Submitted Review
Peter Cooley ‘To Samarkand Via Leura’
Peter Cooley extends the terminus of the Silk Road from Xian, China to his hometown of Leura in the Blue Mountains of New South Wales. He will forgive me if I extend it one step past Samarkand to Bukhara and the most sublime Islamic building, the Samanid mausoleum.
Cooley’s regular walks through this backyard of Leura/Blue Mountains are observant of colour and a sharing of local landscape, started in 1993 with drawings of Mount Warning, transformed into large-scale paintings and ceramics using blocks of colour and painted lines in the mid-1990s. We start to see his love of the Silk Road, Islamic textiles and African patterns at this time, even though the title of an exhibition at Ray Hughes Gallery was a much shorter road “From Leura to Blackheath”.
He generously opens up his world of observation and joy in his surroundings to us through his most recent large-scale ceramics exhibition.
We are welcomed into the current ceramics show with an over-scaled tea set reminding of the pleasures of scones, tea towels & Australiana. Indeed the blocks of colour on the tea pot & cups derive from his 1997 paintings of the Blue Mountains. Our attention is then immediately drawn to the magnificent twin bactrian camels at the end of the exhibition. These haughty proud objects seem to laugh at us with their black dot “I’m already sold” postures.

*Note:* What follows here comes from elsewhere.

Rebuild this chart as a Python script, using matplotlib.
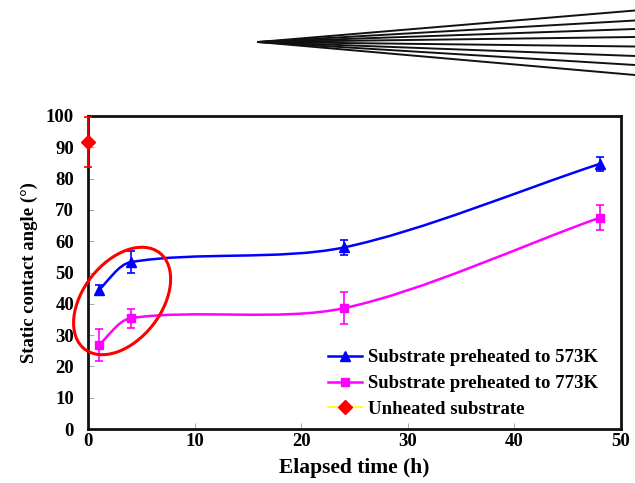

In between are his 3D treatments of Australian birdlife, approaching the radiance of live birds themselves. On leaving the exhibition the gallery has placed at the entrance one of Cooley’s huts. Evident in the texture & patterns on the roof of this simple structure are his love of the Silk Road & Islamic textiles – I am taken back to the Samanid mausoleum, a structure along this road, where I have spent many enjoyable hours sketching. The mausoleum is perfection and Cooley’s ceramics similarly approach this feeling of satisfaction.